### [Given request]
Without the pictures, print the lines running from the beginning of the material to the line containing "const openSquarePath = 'path://M0,0L10,0L10,10L0,10Z", both ends included.

### [Dataset extract]
╔══

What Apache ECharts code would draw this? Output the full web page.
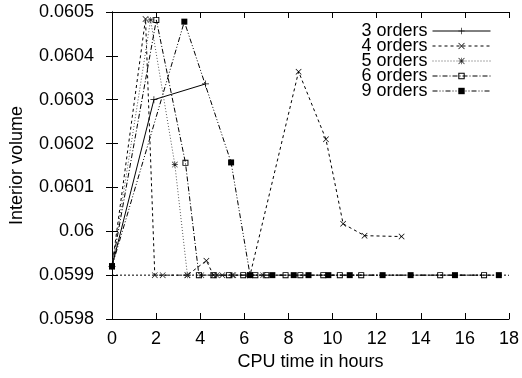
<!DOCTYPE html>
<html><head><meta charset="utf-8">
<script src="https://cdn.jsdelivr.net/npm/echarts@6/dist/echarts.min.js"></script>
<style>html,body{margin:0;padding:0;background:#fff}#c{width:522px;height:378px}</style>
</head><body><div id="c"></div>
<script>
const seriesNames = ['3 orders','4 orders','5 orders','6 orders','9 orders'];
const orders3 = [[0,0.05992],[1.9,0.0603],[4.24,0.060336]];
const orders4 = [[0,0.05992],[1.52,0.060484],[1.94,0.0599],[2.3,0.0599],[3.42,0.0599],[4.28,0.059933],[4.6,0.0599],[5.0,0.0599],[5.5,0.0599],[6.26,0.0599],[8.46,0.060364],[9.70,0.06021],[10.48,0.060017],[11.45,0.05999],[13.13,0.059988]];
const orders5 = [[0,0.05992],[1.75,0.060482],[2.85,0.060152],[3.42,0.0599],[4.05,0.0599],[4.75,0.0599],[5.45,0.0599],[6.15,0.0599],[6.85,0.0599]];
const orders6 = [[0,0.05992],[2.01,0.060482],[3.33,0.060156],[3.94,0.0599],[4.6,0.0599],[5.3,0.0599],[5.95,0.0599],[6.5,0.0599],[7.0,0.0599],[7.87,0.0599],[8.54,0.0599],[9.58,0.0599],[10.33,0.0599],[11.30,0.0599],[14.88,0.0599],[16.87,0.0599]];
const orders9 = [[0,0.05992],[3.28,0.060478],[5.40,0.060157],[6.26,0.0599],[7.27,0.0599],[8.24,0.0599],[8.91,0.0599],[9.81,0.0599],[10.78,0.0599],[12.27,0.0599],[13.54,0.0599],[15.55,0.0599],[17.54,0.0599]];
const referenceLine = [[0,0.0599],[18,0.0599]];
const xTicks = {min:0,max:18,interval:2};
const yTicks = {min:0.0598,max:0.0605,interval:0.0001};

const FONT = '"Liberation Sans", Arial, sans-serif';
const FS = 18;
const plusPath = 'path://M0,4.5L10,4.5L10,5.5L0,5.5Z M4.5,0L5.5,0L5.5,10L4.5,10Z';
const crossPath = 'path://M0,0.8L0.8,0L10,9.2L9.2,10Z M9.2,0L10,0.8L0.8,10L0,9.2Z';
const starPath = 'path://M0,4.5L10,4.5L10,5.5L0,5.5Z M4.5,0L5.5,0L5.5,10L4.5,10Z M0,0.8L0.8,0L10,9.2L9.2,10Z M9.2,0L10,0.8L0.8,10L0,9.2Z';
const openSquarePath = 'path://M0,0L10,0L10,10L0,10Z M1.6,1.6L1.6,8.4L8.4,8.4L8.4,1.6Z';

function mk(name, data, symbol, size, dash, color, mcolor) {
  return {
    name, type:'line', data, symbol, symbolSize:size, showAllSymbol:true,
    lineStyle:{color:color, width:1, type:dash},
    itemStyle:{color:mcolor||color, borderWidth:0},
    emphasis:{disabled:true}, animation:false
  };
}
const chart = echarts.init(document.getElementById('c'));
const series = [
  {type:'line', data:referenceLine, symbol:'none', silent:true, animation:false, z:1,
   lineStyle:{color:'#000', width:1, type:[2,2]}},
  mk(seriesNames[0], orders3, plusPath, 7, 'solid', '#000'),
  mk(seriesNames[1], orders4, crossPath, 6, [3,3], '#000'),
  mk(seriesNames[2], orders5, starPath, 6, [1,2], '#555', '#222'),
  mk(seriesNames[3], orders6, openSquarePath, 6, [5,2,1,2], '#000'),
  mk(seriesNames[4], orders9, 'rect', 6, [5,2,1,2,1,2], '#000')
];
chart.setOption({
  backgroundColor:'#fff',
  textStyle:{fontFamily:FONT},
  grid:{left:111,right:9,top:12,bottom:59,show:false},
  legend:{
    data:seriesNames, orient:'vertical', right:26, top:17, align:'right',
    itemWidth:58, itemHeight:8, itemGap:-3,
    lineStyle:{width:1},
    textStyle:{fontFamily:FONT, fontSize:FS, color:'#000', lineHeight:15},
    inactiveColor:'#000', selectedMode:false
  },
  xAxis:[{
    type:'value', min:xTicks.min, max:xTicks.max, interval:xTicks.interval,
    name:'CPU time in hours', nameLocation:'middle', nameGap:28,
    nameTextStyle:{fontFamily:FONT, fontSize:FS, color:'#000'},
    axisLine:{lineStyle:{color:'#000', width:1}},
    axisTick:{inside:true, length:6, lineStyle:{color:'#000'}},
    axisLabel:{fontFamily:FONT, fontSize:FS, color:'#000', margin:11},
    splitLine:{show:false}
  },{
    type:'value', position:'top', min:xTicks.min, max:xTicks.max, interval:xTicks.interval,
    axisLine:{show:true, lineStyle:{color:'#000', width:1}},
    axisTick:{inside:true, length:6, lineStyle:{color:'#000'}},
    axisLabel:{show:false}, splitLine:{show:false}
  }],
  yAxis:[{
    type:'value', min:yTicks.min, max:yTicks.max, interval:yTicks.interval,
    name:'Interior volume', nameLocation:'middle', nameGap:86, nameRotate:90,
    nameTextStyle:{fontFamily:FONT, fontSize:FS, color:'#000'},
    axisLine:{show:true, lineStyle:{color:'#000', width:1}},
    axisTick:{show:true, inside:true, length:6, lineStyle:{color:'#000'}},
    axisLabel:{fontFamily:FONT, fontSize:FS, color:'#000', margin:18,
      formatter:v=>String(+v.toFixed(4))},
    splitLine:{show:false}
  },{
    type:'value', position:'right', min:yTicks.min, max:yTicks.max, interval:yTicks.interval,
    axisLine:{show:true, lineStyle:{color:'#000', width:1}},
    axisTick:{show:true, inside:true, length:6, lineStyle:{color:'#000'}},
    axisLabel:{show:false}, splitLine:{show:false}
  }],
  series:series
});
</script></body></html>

╚══

### [Result for this exercise]
What Apache ECharts code would draw this? Output the full web page.
<!DOCTYPE html>
<html><head><meta charset="utf-8">
<script src="https://cdn.jsdelivr.net/npm/echarts@6/dist/echarts.min.js"></script>
<style>html,body{margin:0;padding:0;background:#fff}#c{width:522px;height:378px}</style>
</head><body><div id="c"></div>
<script>
const seriesNames = ['3 orders','4 orders','5 orders','6 orders','9 orders'];
const orders3 = [[0,0.05992],[1.9,0.0603],[4.24,0.060336]];
const orders4 = [[0,0.05992],[1.52,0.060484],[1.94,0.0599],[2.3,0.0599],[3.42,0.0599],[4.28,0.059933],[4.6,0.0599],[5.0,0.0599],[5.5,0.0599],[6.26,0.0599],[8.46,0.060364],[9.70,0.06021],[10.48,0.060017],[11.45,0.05999],[13.13,0.059988]];
const orders5 = [[0,0.05992],[1.75,0.060482],[2.85,0.060152],[3.42,0.0599],[4.05,0.0599],[4.75,0.0599],[5.45,0.0599],[6.15,0.0599],[6.85,0.0599]];
const orders6 = [[0,0.05992],[2.01,0.060482],[3.33,0.060156],[3.94,0.0599],[4.6,0.0599],[5.3,0.0599],[5.95,0.0599],[6.5,0.0599],[7.0,0.0599],[7.87,0.0599],[8.54,0.0599],[9.58,0.0599],[10.33,0.0599],[11.30,0.0599],[14.88,0.0599],[16.87,0.0599]];
const orders9 = [[0,0.05992],[3.28,0.060478],[5.40,0.060157],[6.26,0.0599],[7.27,0.0599],[8.24,0.0599],[8.91,0.0599],[9.81,0.0599],[10.78,0.0599],[12.27,0.0599],[13.54,0.0599],[15.55,0.0599],[17.54,0.0599]];
const referenceLine = [[0,0.0599],[18,0.0599]];
const xTicks = {min:0,max:18,interval:2};
const yTicks = {min:0.0598,max:0.0605,interval:0.0001};

const FONT = '"Liberation Sans", Arial, sans-serif';
const FS = 18;
const plusPath = 'path://M0,4.5L10,4.5L10,5.5L0,5.5Z M4.5,0L5.5,0L5.5,10L4.5,10Z';
const crossPath = 'path://M0,0.8L0.8,0L10,9.2L9.2,10Z M9.2,0L10,0.8L0.8,10L0,9.2Z';
const starPath = 'path://M0,4.5L10,4.5L10,5.5L0,5.5Z M4.5,0L5.5,0L5.5,10L4.5,10Z M0,0.8L0.8,0L10,9.2L9.2,10Z M9.2,0L10,0.8L0.8,10L0,9.2Z';
const openSquarePath = 'path://M0,0L10,0L10,10L0,10Z M1.6,1.6L1.6,8.4L8.4,8.4L8.4,1.6Z';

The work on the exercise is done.